Problem details: Write the material out again in full, word for word. Do not include the pictures.

Provided material:
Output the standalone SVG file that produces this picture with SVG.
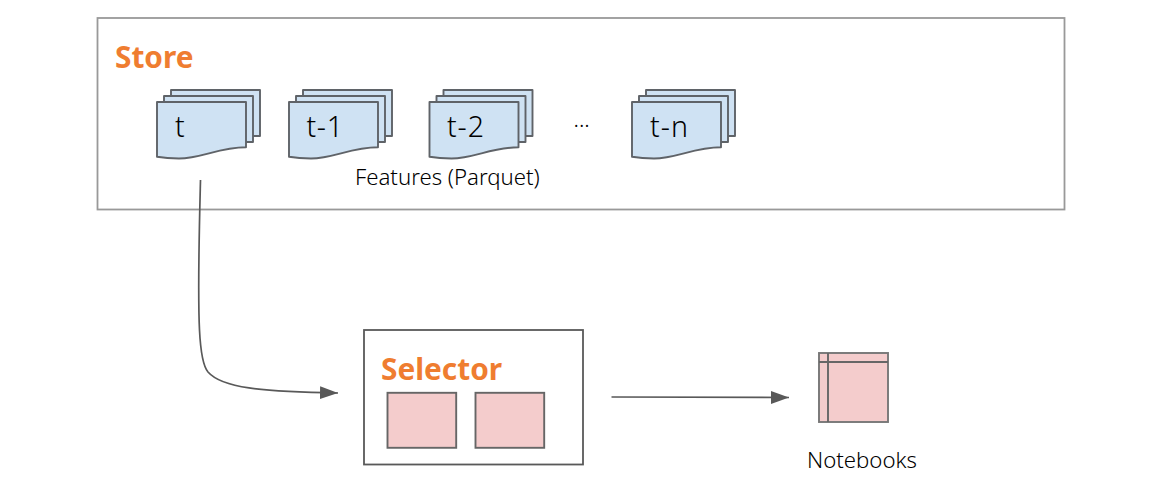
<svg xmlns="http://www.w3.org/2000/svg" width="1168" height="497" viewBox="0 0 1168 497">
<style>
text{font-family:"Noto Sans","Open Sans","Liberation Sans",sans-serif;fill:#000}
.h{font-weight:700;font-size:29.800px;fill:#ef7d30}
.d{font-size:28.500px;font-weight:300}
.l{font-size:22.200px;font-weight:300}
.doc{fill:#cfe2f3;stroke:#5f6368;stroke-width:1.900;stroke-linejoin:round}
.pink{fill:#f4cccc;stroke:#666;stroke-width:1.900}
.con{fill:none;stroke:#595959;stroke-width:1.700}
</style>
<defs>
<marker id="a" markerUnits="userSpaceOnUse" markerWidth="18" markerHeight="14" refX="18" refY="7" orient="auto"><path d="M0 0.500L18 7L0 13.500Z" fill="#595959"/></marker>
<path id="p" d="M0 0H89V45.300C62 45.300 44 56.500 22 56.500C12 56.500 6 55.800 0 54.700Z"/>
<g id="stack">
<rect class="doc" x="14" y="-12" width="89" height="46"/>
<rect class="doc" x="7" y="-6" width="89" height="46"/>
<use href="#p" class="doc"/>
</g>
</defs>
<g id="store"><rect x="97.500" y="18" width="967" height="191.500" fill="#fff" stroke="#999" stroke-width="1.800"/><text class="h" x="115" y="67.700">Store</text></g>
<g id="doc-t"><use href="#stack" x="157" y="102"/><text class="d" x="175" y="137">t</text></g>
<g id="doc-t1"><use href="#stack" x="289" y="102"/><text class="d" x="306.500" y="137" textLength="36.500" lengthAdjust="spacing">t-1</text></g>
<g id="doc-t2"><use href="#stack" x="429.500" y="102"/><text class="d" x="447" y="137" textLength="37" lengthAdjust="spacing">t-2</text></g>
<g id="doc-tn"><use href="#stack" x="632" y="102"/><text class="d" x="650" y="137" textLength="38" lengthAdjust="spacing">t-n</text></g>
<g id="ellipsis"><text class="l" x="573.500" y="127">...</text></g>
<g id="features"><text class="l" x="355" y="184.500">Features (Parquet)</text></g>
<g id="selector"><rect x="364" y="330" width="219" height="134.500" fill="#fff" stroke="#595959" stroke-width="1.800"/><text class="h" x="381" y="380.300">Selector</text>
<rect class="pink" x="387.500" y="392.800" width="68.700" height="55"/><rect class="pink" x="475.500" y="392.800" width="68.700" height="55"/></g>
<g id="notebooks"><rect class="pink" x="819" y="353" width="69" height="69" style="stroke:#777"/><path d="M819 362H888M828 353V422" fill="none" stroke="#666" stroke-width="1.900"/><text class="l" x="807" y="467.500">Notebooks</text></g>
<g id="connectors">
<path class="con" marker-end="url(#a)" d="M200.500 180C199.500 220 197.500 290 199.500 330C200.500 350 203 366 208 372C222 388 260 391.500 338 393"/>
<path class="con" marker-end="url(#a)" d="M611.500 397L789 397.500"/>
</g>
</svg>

Exercise output:
Output the standalone SVG file that produces this picture with SVG.
<svg xmlns="http://www.w3.org/2000/svg" width="1168" height="497" viewBox="0 0 1168 497">
<style>
text{font-family:"Noto Sans","Open Sans","Liberation Sans",sans-serif;fill:#000}
.h{font-weight:700;font-size:29.800px;fill:#ef7d30}
.d{font-size:28.500px;font-weight:300}
.l{font-size:22.200px;font-weight:300}
.doc{fill:#cfe2f3;stroke:#5f6368;stroke-width:1.900;stroke-linejoin:round}
.pink{fill:#f4cccc;stroke:#666;stroke-width:1.900}
.con{fill:none;stroke:#595959;stroke-width:1.700}
</style>
<defs>
<marker id="a" markerUnits="userSpaceOnUse" markerWidth="18" markerHeight="14" refX="18" refY="7" orient="auto"><path d="M0 0.500L18 7L0 13.500Z" fill="#595959"/></marker>
<path id="p" d="M0 0H89V45.300C62 45.300 44 56.500 22 56.500C12 56.500 6 55.800 0 54.700Z"/>
<g id="stack">
<rect class="doc" x="14" y="-12" width="89" height="46"/>
<rect class="doc" x="7" y="-6" width="89" height="46"/>
<use href="#p" class="doc"/>
</g>
</defs>
<g id="store"><rect x="97.500" y="18" width="967" height="191.500" fill="#fff" stroke="#999" stroke-width="1.800"/><text class="h" x="115" y="67.700">Store</text></g>
<g id="doc-t"><use href="#stack" x="157" y="102"/><text class="d" x="175" y="137">t</text></g>
<g id="doc-t1"><use href="#stack" x="289" y="102"/><text class="d" x="306.500" y="137" textLength="36.500" lengthAdjust="spacing">t-1</text></g>
<g id="doc-t2"><use href="#stack" x="429.500" y="102"/><text class="d" x="447" y="137" textLength="37" lengthAdjust="spacing">t-2</text></g>
<g id="doc-tn"><use href="#stack" x="632" y="102"/><text class="d" x="650" y="137" textLength="38" lengthAdjust="spacing">t-n</text></g>
<g id="ellipsis"><text class="l" x="573.500" y="127">...</text></g>
<g id="features"><text class="l" x="355" y="184.500">Features (Parquet)</text></g>
<g id="selector"><rect x="364" y="330" width="219" height="134.500" fill="#fff" stroke="#595959" stroke-width="1.800"/><text class="h" x="381" y="380.300">Selector</text>
<rect class="pink" x="387.500" y="392.800" width="68.700" height="55"/><rect class="pink" x="475.500" y="392.800" width="68.700" height="55"/></g>
<g id="notebooks"><rect class="pink" x="819" y="353" width="69" height="69" style="stroke:#777"/><path d="M819 362H888M828 353V422" fill="none" stroke="#666" stroke-width="1.900"/><text class="l" x="807" y="467.500">Notebooks</text></g>
<g id="connectors">
<path class="con" marker-end="url(#a)" d="M200.500 180C199.500 220 197.500 290 199.500 330C200.500 350 203 366 208 372C222 388 260 391.500 338 393"/>
<path class="con" marker-end="url(#a)" d="M611.500 397L789 397.500"/>
</g>
</svg>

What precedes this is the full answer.